1 of 1 people found the following review helpful
A solid and handsome book and a pleasant reading experience,,
This review is from: Grillhouse (Hardcover)
The real success of the gastropub style of food is its simplicity, and that simplicity is laid bare in Grillhouse. It's unrealistic to expect people to cook high-end restaurant food at home - I seldom cook from my copy of The Fat Duck Cookbook, for example, but I deeply admire its ambition and sense of purpose and mission. Grillhouse is at the other end of the scale.
Take a recipe for crispy-skinned trout.
It consists of frying a piece of trout, and then squeezing some lemon juice over it. That's essentially it.

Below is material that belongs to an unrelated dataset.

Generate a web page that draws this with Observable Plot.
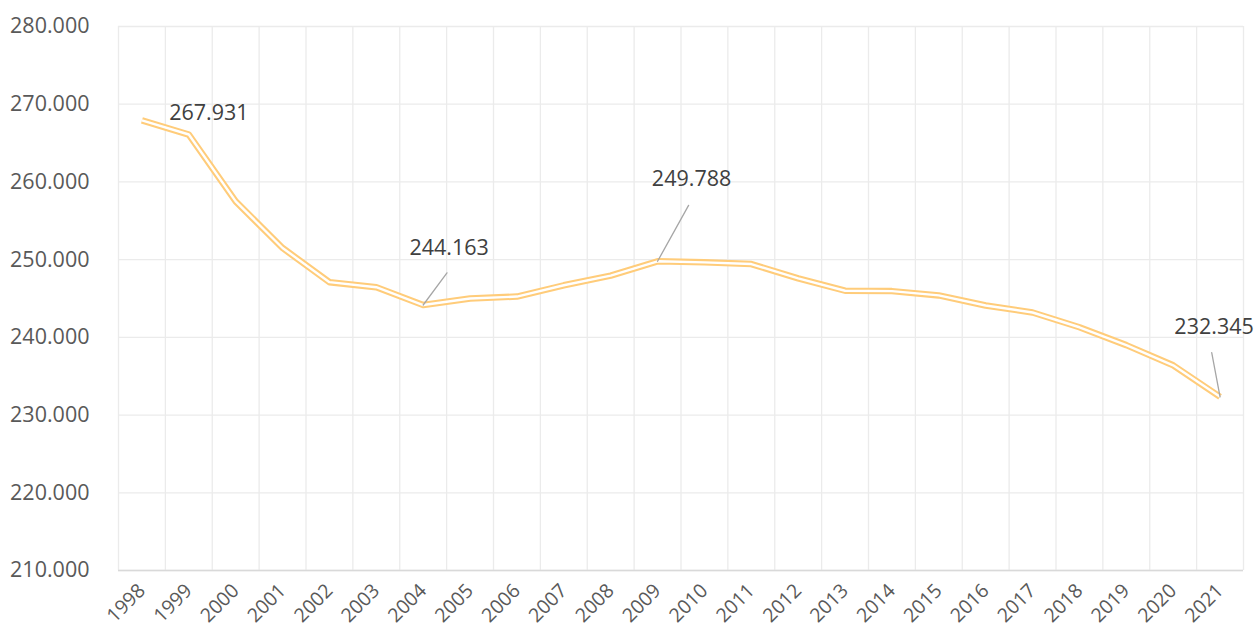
<!DOCTYPE html>
<html>
<head>
<meta charset="utf-8">
<script src="https://cdn.jsdelivr.net/npm/d3@7"></script>
<script src="https://cdn.jsdelivr.net/npm/@observablehq/plot@0.6"></script>
<style>
  html, body { margin: 0; padding: 0; background: #fff; }
  #chart svg { display: block; }
</style>
</head>
<body>
<div id="chart"></div>
<script>
const years = [1998, 1999, 2000, 2001, 2002, 2003, 2004, 2005, 2006, 2007, 2008, 2009,
               2010, 2011, 2012, 2013, 2014, 2015, 2016, 2017, 2018, 2019, 2020, 2021];
const values = [267931, 266100, 257500, 251500, 247100, 246450, 244163, 245000, 245250, 246700,
                247950, 249788, 249650, 249430, 247600, 246000, 245950, 245400, 244100, 243200,
                241300, 239000, 236400, 232345];
const yTicks = [210000, 220000, 230000, 240000, 250000, 260000, 270000, 280000];
const labeledYears = [1998, 2004, 2009, 2021];

const data = years.map((year, i) => ({year, value: values[i]}));
const locale = d3.formatLocale({decimal: ",", thousands: ".", grouping: [3], currency: ["", ""]});
const fmt = locale.format(",");

// label placement (pixels), styling only
const labelOffset = {1998: [67, 0], 2004: [26, -50], 2009: [34, -75], 2021: [-6, -63]};
const leader = {2004: [40, 36.5], 2009: [64, 29], 2021: [45, -10.7]};

const labelData = data.filter(d => labeledYears.includes(d.year));
const leaderData = labelData.filter(d => leader[d.year]);

const boundaries = years.concat([years[years.length - 1] + 1]).map(y => y - 0.5);

const font = "'Open Sans', sans-serif";

const chart = Plot.plot({
  width: 1255,
  height: 634,
  marginLeft: 118,
  marginRight: 12,
  marginTop: 26,
  marginBottom: 64,
  style: {fontFamily: font, background: "#fff"},
  x: {domain: [years[0] - 0.5, years[years.length - 1] + 0.5]},
  y: {domain: [210000, 280000]},
  length: {type: "identity"},
  marks: [
    Plot.ruleY(yTicks, {stroke: "#EBEBEB", strokeWidth: 1.3}),
    Plot.ruleX(boundaries, {stroke: "#EBEBEB", strokeWidth: 1.3}),
    Plot.ruleY([210000], {stroke: "#D9D9D9", strokeWidth: 1.3}),
    Plot.axisY({ticks: yTicks, tickFormat: fmt, tickSize: 0, tickPadding: 29,
                fontSize: 21.5, fill: "#595959", label: null}),
    Plot.axisX({ticks: years, tickFormat: d => String(d), tickSize: 0, tickPadding: 17,
                tickRotate: -45, fontSize: 19.5, fill: "#595959", label: null}),
    Plot.line(data, {x: "year", y: "value", stroke: "#FFCC7A", strokeWidth: 6.5, strokeLinecap: "butt"}),
    Plot.line(data, {x: "year", y: "value", stroke: "#fff", strokeWidth: 2.4, strokeLinecap: "butt"}),
    Plot.vector(leaderData, {x: "year", y: "value", anchor: "start",
                length: d => leader[d.year][0], rotate: d => leader[d.year][1],
                stroke: "#A6A6A6", strokeWidth: 1.3,
                shape: {draw(ctx, l) { ctx.moveTo(0, 0); ctx.lineTo(0, -l); }}}),
    Plot.text(labelData, {x: "year", y: "value", text: d => fmt(d.value),
              fontSize: 21.5, fill: "#404040",
              render(index, scales, values, dims, context, next) {
                const g = next(index, scales, values, dims, context);
                d3.select(g).selectAll("text").each(function(i) {
                  const d = labelData[i];
                  const [ox, oy] = labelOffset[d.year];
                  const x = scales.x(d.year) + ox, y = scales.y(d.value) + oy;
                  d3.select(this).attr("transform", `translate(${x},${y})`).attr("x", null).attr("y", null);
                });
                return g;
              }})
  ]
});
document.getElementById("chart").appendChild(chart);
</script>
</body>
</html>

I don't need a recipe and a nice photo to give me that idea, even though you might be a relatively unimaginative cook. It's just easy, but that doesn't stop Dobson explaining in detail how to do it.

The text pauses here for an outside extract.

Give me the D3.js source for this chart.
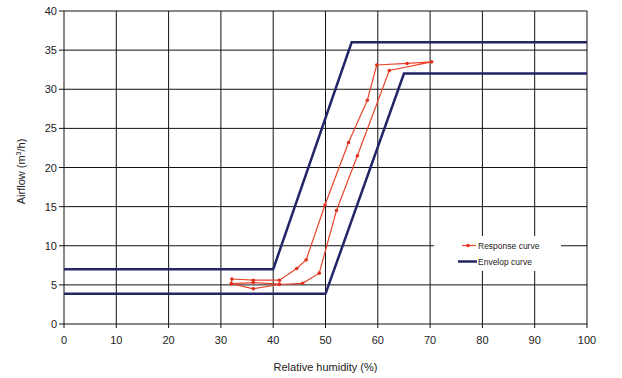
<!DOCTYPE html>
<meta charset="utf-8" />
<script src="https://d3js.org/d3.v7.js"></script>
<style>
  body { margin: 0; background: #fff; }
  text { font-family: "Liberation Sans", Arial, sans-serif; fill: #222; }
</style>
<div id="chart"></div>
<script>
  // humidity (%) vs airflow (m3/h)
  const responseX = [32.0, 36.2, 41.2, 45.6, 48.8, 52.1, 56.1, 62.2, 70.3, 65.6, 59.8, 58.0, 54.4, 49.9, 46.3, 44.5, 41.2, 36.2, 32.1, 32.0, 36.2, 41.2];
  const responseY = [5.15, 4.5, 5.05, 5.2, 6.5, 14.5, 21.5, 32.4, 33.5, 33.3, 33.1, 28.6, 23.2, 15.2, 8.2, 7.1, 5.6, 5.6, 5.75, 5.15, 5.3, 5.1];

  const upperX = [0, 40, 55, 100];
  const upperY = [7, 7, 36, 36];
  const lowerX = [0, 50, 65, 100];
  const lowerY = [3.85, 3.85, 32, 32];

  const xTicks = [0, 10, 20, 30, 40, 50, 60, 70, 80, 90, 100];
  const yTicks = [0, 5, 10, 15, 20, 25, 30, 35, 40];

  const width = 622;
  const height = 378;
  const margin = { top: 11, right: 35, bottom: 54, left: 64 };

  const svg = d3
    .select("#chart")
    .append("svg")
    .attr("width", width)
    .attr("height", height);

  const x = d3.scaleLinear().domain([0, 100]).range([margin.left, width - margin.right]);
  const y = d3.scaleLinear().domain([0, 40]).range([height - margin.bottom, margin.top]);

  // grid lines
  svg
    .append("g")
    .selectAll("line")
    .data(yTicks)
    .join("line")
    .attr("x1", margin.left - 5)
    .attr("x2", x(100))
    .attr("y1", (d) => y(d))
    .attr("y2", (d) => y(d))
    .attr("stroke", "#111")
    .attr("stroke-width", 1);

  svg
    .append("g")
    .selectAll("line")
    .data(xTicks)
    .join("line")
    .attr("x1", (d) => x(d))
    .attr("x2", (d) => x(d))
    .attr("y1", y(40))
    .attr("y2", y(0) + 4)
    .attr("stroke", "#111")
    .attr("stroke-width", 1);

  // tick labels
  svg
    .append("g")
    .selectAll("text")
    .data(yTicks)
    .join("text")
    .attr("x", margin.left - 7)
    .attr("y", (d) => y(d) + 4)
    .attr("text-anchor", "end")
    .style("font-size", "11px")
    .text((d) => d);

  svg
    .append("g")
    .selectAll("text")
    .data(xTicks)
    .join("text")
    .attr("x", (d) => x(d))
    .attr("y", y(0) + 20)
    .attr("text-anchor", "middle")
    .style("font-size", "11px")
    .text((d) => d);

  // axis titles
  svg
    .append("text")
    .attr("x", (x(0) + x(100)) / 2)
    .attr("y", 371)
    .attr("text-anchor", "middle")
    .style("font-size", "11px")
    .text("Relative humidity (%)");

  const yTitle = svg
    .append("text")
    .attr("transform", "translate(25," + (y(20) + 4) + ") rotate(-90)")
    .attr("text-anchor", "middle")
    .style("font-size", "11px");
  yTitle.append("tspan").text("Airflow (m");
  yTitle.append("tspan").attr("dy", -4).style("font-size", "7px").text("3");
  yTitle.append("tspan").attr("dy", 4).text("/h)");

  const line = d3
    .line()
    .x((d) => x(d[0]))
    .y((d) => y(d[1]));

  const upper = upperX.map((v, i) => [v, upperY[i]]);
  const lower = lowerX.map((v, i) => [v, lowerY[i]]);
  const response = responseX.map((v, i) => [v, responseY[i]]);

  // envelope curves
  [upper, lower].forEach((pts) => {
    svg
      .append("path")
      .datum(pts)
      .attr("d", line)
      .attr("fill", "none")
      .attr("stroke", "#232567")
      .attr("stroke-width", 2.5);
  });

  // response curve
  svg
    .append("path")
    .datum(response)
    .attr("d", line)
    .attr("fill", "none")
    .attr("stroke", "#e8452c")
    .attr("stroke-width", 1.2);

  svg
    .append("g")
    .selectAll("circle")
    .data(response)
    .join("circle")
    .attr("cx", (d) => x(d[0]))
    .attr("cy", (d) => y(d[1]))
    .attr("r", 1.8)
    .attr("fill", "#e0301e");

  // legend
  const legend = svg.append("g").attr("transform", "translate(434,236)");
  legend.append("rect").attr("width", 127).attr("height", 35).attr("fill", "#fff");

  legend
    .append("line")
    .attr("x1", 28)
    .attr("x2", 42)
    .attr("y1", 9.5)
    .attr("y2", 9.5)
    .attr("stroke", "#e8452c")
    .attr("stroke-width", 1.2);
  legend.append("circle").attr("cx", 34).attr("cy", 9.5).attr("r", 1.8).attr("fill", "#e0301e");
  legend
    .append("text")
    .attr("x", 44)
    .attr("y", 12.5)
    .style("font-size", "8.5px")
    .text("Response curve");

  legend
    .append("line")
    .attr("x1", 24)
    .attr("x2", 43)
    .attr("y1", 25.5)
    .attr("y2", 25.5)
    .attr("stroke", "#232567")
    .attr("stroke-width", 2.5);
  legend
    .append("text")
    .attr("x", 44)
    .attr("y", 28.5)
    .style("font-size", "8.5px")
    .text("Envelop curve");
</script>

Many of the other recipes are far too predictable - there's a burger, a steak and kidney pie, a variety of steaks and chops, a fair showing for pork belly and plenty of beef ribs. Beef Wellington, onion rings and that staple of every gastropub menu, the lamb shank all put in an appearance. There are thick cut chips everywhere, just in case you wondered. All standard gastropub fare.

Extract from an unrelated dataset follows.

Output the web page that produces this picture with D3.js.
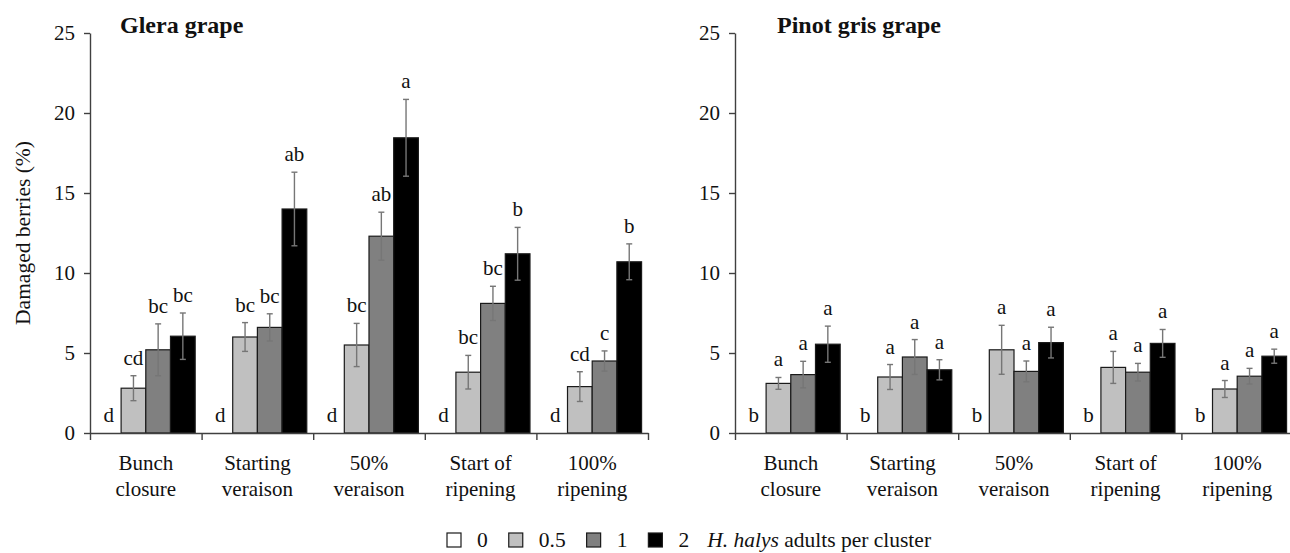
<!DOCTYPE html>
<html>
<head>
<meta charset="utf-8">
<script src="https://cdn.jsdelivr.net/npm/d3@7/dist/d3.min.js"></script>
<style>
  html, body { margin: 0; padding: 0; background: #fff; }
  svg { display: block; }
  text { font-family: "Liberation Serif", "Times New Roman", serif; fill: #111; }
</style>
</head>
<body>
<script>
// Phenological stages (category axis), two lines per label
const stages = ["Bunch closure", "Starting veraison", "50% veraison", "Start of ripening", "100% ripening"];
const stageLines = [["Bunch", "closure"], ["Starting", "veraison"], ["50%", "veraison"], ["Start of", "ripening"], ["100%", "ripening"]];

// Infestation levels (H. halys adults per cluster)
const densities = ["0", "0.5", "1", "2"];
const densityColors = ["#ffffff", "#c0c0c0", "#808080", "#000000"];

const yTicks = [0, 5, 10, 15, 20, 25];

// Glera: mean damaged berries (%) and standard errors per density
const gleraMean0 = [0, 0, 0, 0, 0];
const gleraMean05 = [2.8, 6.0, 5.5, 3.8, 2.9];
const gleraMean1 = [5.2, 6.6, 12.3, 8.1, 4.5];
const gleraMean2 = [6.05, 14.0, 18.45, 11.2, 10.7];
const gleraSE0 = [0, 0, 0, 0, 0];
const gleraSE05 = [0.78, 0.9, 1.35, 1.05, 0.93];
const gleraSE1 = [1.62, 0.85, 1.5, 1.07, 0.63];
const gleraSE2 = [1.45, 2.3, 2.4, 1.65, 1.12];
const gleraLetters0 = ["d", "d", "d", "d", "d"];
const gleraLetters05 = ["cd", "bc", "bc", "bc", "cd"];
const gleraLetters1 = ["bc", "bc", "ab", "bc", "c"];
const gleraLetters2 = ["bc", "ab", "a", "b", "b"];

// Pinot gris: mean damaged berries (%) and standard errors per density
const pinotMean0 = [0, 0, 0, 0, 0];
const pinotMean05 = [3.1, 3.5, 5.2, 4.1, 2.75];
const pinotMean1 = [3.65, 4.75, 3.85, 3.8, 3.55];
const pinotMean2 = [5.55, 3.95, 5.65, 5.6, 4.8];
const pinotSE0 = [0, 0, 0, 0, 0];
const pinotSE05 = [0.37, 0.78, 1.53, 1.0, 0.53];
const pinotSE1 = [0.83, 1.09, 0.65, 0.55, 0.49];
const pinotSE2 = [1.13, 0.63, 0.96, 0.87, 0.44];
const pinotLetters0 = ["b", "b", "b", "b", "b"];
const pinotLetters05 = ["a", "a", "a", "a", "a"];
const pinotLetters1 = ["a", "a", "a", "a", "a"];
const pinotLetters2 = ["a", "a", "a", "a", "a"];

const panels = [
  {
    title: "Glera grape", titleX: 120, left: 90,
    means: [gleraMean0, gleraMean05, gleraMean1, gleraMean2],
    se: [gleraSE0, gleraSE05, gleraSE1, gleraSE2],
    letters: [gleraLetters0, gleraLetters05, gleraLetters1, gleraLetters2]
  },
  {
    title: "Pinot gris grape", titleX: 777, left: 735,
    means: [pinotMean0, pinotMean05, pinotMean1, pinotMean2],
    se: [pinotSE0, pinotSE05, pinotSE1, pinotSE2],
    letters: [pinotLetters0, pinotLetters05, pinotLetters1, pinotLetters2]
  }
];

const W = 1290, H = 553;
const plotTop = 33, plotBottom = 433, panelWidth = 558;
const axisColor = "#404040";

const svg = d3.select("body").append("svg").attr("width", W).attr("height", H);

const y = d3.scaleLinear().domain([0, 25]).range([plotBottom, plotTop]);

panels.forEach(p => {
  const g = svg.append("g");
  const x0 = d3.scaleBand().domain(stages).range([p.left, p.left + panelWidth]).paddingInner(0).paddingOuter(0);
  const x1 = d3.scaleBand().domain(densities).range([0, x0.bandwidth()]).paddingInner(0).paddingOuter(0.26);

  // Title
  g.append("text")
    .attr("x", p.titleX).attr("y", 33)
    .attr("font-size", 24).attr("font-weight", "bold")
    .text(p.title);

  // Flatten into one record per bar
  const rows = [];
  stages.forEach((s, i) => {
    densities.forEach((d, j) => {
      rows.push({ stage: s, density: d, j, mean: p.means[j][i], se: p.se[j][i], letter: p.letters[j][i] });
    });
  });

  // Bars
  g.selectAll("rect.bar").data(rows).join("rect")
    .attr("class", "bar")
    .attr("x", d => x0(d.stage) + x1(d.density))
    .attr("y", d => y(d.mean))
    .attr("width", x1.bandwidth())
    .attr("height", d => y(0) - y(d.mean))
    .attr("fill", d => densityColors[d.j])
    .attr("stroke", "#1a1a1a")
    .attr("stroke-width", 1.2)
    .style("display", d => d.mean > 0 ? null : "none");

  // Error bars
  const eb = rows.filter(d => d.se > 0);
  const cx = d => x0(d.stage) + x1(d.density) + x1.bandwidth() / 2;
  const err = g.append("g").attr("stroke", "#767676").attr("stroke-width", 1.4);
  err.selectAll("line.v").data(eb).join("line").attr("class", "v")
    .attr("x1", cx).attr("x2", cx)
    .attr("y1", d => y(d.mean + d.se)).attr("y2", d => y(d.mean - d.se));
  err.selectAll("line.t").data(eb).join("line").attr("class", "t")
    .attr("x1", d => cx(d) - 3).attr("x2", d => cx(d) + 3)
    .attr("y1", d => y(d.mean + d.se)).attr("y2", d => y(d.mean + d.se));
  err.selectAll("line.b").data(eb).join("line").attr("class", "b")
    .attr("x1", d => cx(d) - 3).attr("x2", d => cx(d) + 3)
    .attr("y1", d => y(d.mean - d.se)).attr("y2", d => y(d.mean - d.se));

  // Significance letters
  g.selectAll("text.letter").data(rows).join("text")
    .attr("class", "letter")
    .attr("x", cx)
    .attr("y", d => y(d.mean + d.se) - 11)
    .attr("text-anchor", "middle")
    .attr("font-size", 21)
    .text(d => d.letter);

  // Y axis
  const yAxis = g.append("g").attr("transform", `translate(${p.left},0)`)
    .call(d3.axisLeft(y).tickValues(yTicks).tickSize(6).tickPadding(9).tickSizeOuter(0));
  yAxis.select(".domain").attr("stroke", axisColor).attr("stroke-width", 1.4);
  yAxis.selectAll(".tick line").attr("stroke", axisColor).attr("stroke-width", 1.4);
  yAxis.selectAll(".tick text").attr("font-size", 21).attr("fill", "#111")
    .style("font-family", '"Liberation Serif", "Times New Roman", serif');

  // X axis with ticks at category boundaries
  const xb = d3.scaleLinear().domain([0, stages.length]).range([p.left, p.left + panelWidth]);
  const xAxis = g.append("g").attr("transform", `translate(0,${plotBottom})`)
    .call(d3.axisBottom(xb).tickValues(d3.range(stages.length + 1)).tickSize(7).tickSizeOuter(0).tickFormat(""));
  xAxis.select(".domain").attr("stroke", axisColor).attr("stroke-width", 1.4);
  xAxis.selectAll(".tick line").attr("stroke", axisColor).attr("stroke-width", 1.4);

  // Category labels
  const cat = g.selectAll("text.cat").data(stages).join("text")
    .attr("class", "cat")
    .attr("text-anchor", "middle")
    .attr("font-size", 21)
    .attr("transform", d => `translate(${x0(d) + x0.bandwidth() / 2},0)`);
  cat.selectAll("tspan").data((d, i) => stageLines[i]).join("tspan")
    .attr("x", 0)
    .attr("y", (d, k) => 470 + k * 26)
    .text(d => d);
});

// Y axis title
svg.append("text")
  .attr("transform", `translate(30,${(plotTop + plotBottom) / 2}) rotate(-90)`)
  .attr("text-anchor", "middle")
  .attr("font-size", 21.5)
  .text("Damaged berries (%)");

// Legend
const legend = svg.append("g");
let lx = 447;
const ly = 547;
densities.forEach((d, j) => {
  legend.append("rect")
    .attr("x", lx).attr("y", ly - 14)
    .attr("width", 14).attr("height", 14)
    .attr("fill", densityColors[j])
    .attr("stroke", "#1a1a1a").attr("stroke-width", 1.2);
  const t = legend.append("text")
    .attr("x", lx + 30).attr("y", ly)
    .attr("font-size", 21.5)
    .text(d);
  lx += 30 + t.node().getComputedTextLength() + (j < densities.length - 1 ? 21 : 18);
});
const lt = legend.append("text").attr("x", lx).attr("y", ly).attr("font-size", 21.5);
lt.append("tspan").attr("font-style", "italic").text("H. halys");
lt.append("tspan").text(" adults per cluster");
</script>
</body>
</html>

That said, there aren't many dishes in Grillhouse that I wouldn't order in a pub or restaurant, or even make at home.
Grillhouse isn't an inspirational cookbook, but it does gently remind and nudge you along in a `remember that chicken and mushroom pot pie you used to make? Why not give it another go?' kind of way.
It's a comfortable book, full of comfortable food and comfortable photos of said comfortable food, and this isn't a bad thing - far from it - it's quite a pleasant experience, a solid and handsome book with some great photography and a range of recipes that, yes, verge on the over easy sometimes, but which sit together well as a collection.